Ensuring the integrity of the data in your organization requires attention to the human and machine aspects of Data Management. Data integrity can be hindered by a lack of integration among data sources and systems, which prevents companies from having a single, unified view of their data assets. It is also affected by reliance on manual data entry and collection, which introduces typos, omissions, and other errors.

A less obvious risk to the integrity of data is a failure to maintain audit trails that allow managers to track the history of the data from collection to disposal. Another threat to data integrity is reliance on legacy systems that may use incompatible file formats or lack critical functions. Such systems are the source of data silos and redundancies.

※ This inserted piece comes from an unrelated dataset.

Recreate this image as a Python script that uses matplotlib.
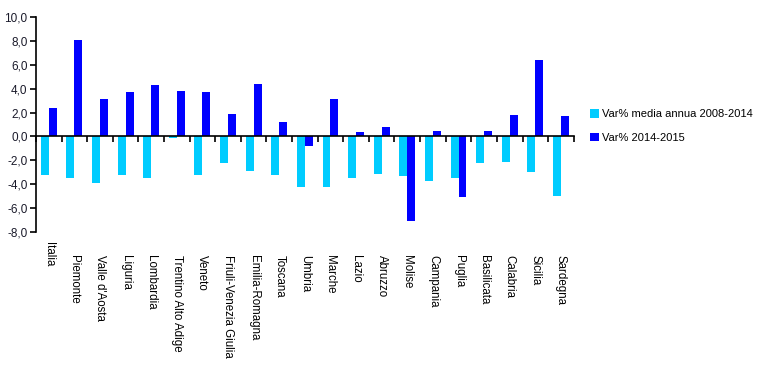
import matplotlib.pyplot as plt
import numpy as np

plt.rcParams["font.family"] = ["Liberation Sans", "DejaVu Sans"]

regioni = ["Italia", "Piemonte", "Valle d'Aosta", "Liguria", "Lombardia",
           "Trentino Alto Adige", "Veneto", "Friuli-Venezia Giulia",
           "Emilia-Romagna", "Toscana", "Umbria", "Marche", "Lazio",
           "Abruzzo", "Molise", "Campania", "Puglia", "Basilicata",
           "Calabria", "Sicilia", "Sardegna"]

# Var% media annua 2008-2014
media_0814 = [-3.2, -3.5, -3.9, -3.2, -3.5, -0.1, -3.2, -2.2, -2.9, -3.2,
              -4.2, -4.2, -3.5, -3.1, -3.3, -3.7, -3.5, -2.2, -2.1, -3.0, -5.0]
# Var% 2014-2015
var_1415 = [2.4, 8.1, 3.1, 3.7, 4.3, 3.8, 3.7, 1.9, 4.4, 1.2,
            -0.8, 3.1, 0.4, 0.8, -7.1, 0.5, -5.1, 0.5, 1.8, 6.4, 1.7]

col_light = "#00CCFF"
col_dark = "#0000FF"

fig = plt.figure(figsize=(7.65, 3.69), dpi=100)
ax = fig.add_axes([0.047, 0.371, 0.703, 0.583])

x = np.arange(len(regioni))
w = 0.31
b1 = ax.bar(x - w / 2, media_0814, w, color=col_light, label="Var% media annua 2008-2014")
b2 = ax.bar(x + w / 2, var_1415, w, color=col_dark, label="Var% 2014-2015")

ax.set_xlim(-0.5, len(regioni) - 0.5)
ax.set_ylim(-8, 10)
ax.set_yticks(np.arange(-8, 11, 2))
ax.set_yticklabels([f"{v:.1f}".replace(".", ",") for v in np.arange(-8, 11, 2)],
                   fontsize=8.5, color="#1a1a2a")

for s in ["top", "right"]:
    ax.spines[s].set_visible(False)
ax.spines["bottom"].set_position(("data", 0))
ax.spines["bottom"].set_linewidth(1.2)
ax.spines["left"].set_linewidth(1.2)

ax.set_xticks(np.arange(len(regioni) + 1) - 0.5)
ax.set_xticklabels([])
ax.tick_params(axis="x", direction="out", length=4, width=1.2)
ax.tick_params(axis="y", direction="out", length=4, width=1.2, pad=2)

# etichette regioni ruotate (Italia un po' piu' in alto, come nell'originale)
for i, r in enumerate(regioni):
    yy = -0.045 if i == 0 else -0.105
    ax.text(i, yy, r, transform=ax.get_xaxis_transform(), rotation=270,
            ha="center", va="top", fontsize=8.3)

fig.legend(handles=[b1, b2], loc="upper left", bbox_to_anchor=(0.765, 0.716),
           frameon=False, fontsize=8, handlelength=0.8, handleheight=0.8,
           handletextpad=0.3, labelspacing=1.2, borderaxespad=0)

fig.savefig("out.png", dpi=100)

A lack of data integrity can lead to poor decision-making, reduced productivity, and increased risks, including data breaches, compliance violations, and dissatisfied customers. It can also cause legal liabilities that can be expensive and time-consuming to address.

One technique for minimizing these and other data integrity risks is to use redundant data storage that duplicates data operations in two separate locations and compares them to reveal inconsistencies. This reduces the likelihood of inconsistent data going unnoticed. Another is the application of versioning and timestamps as part of the auditing process to facilitate tracking changes and reverting to known-good data in the event of a failure.

Knowing you can trust the accuracy, completeness, and consistency of the data your business relies on gives managers greater confidence in their analyses and resulting decisions. By integrating data integrity checks into your everyday business processes, you’re able to better maximize the revenue-generating potential of your organization’s data.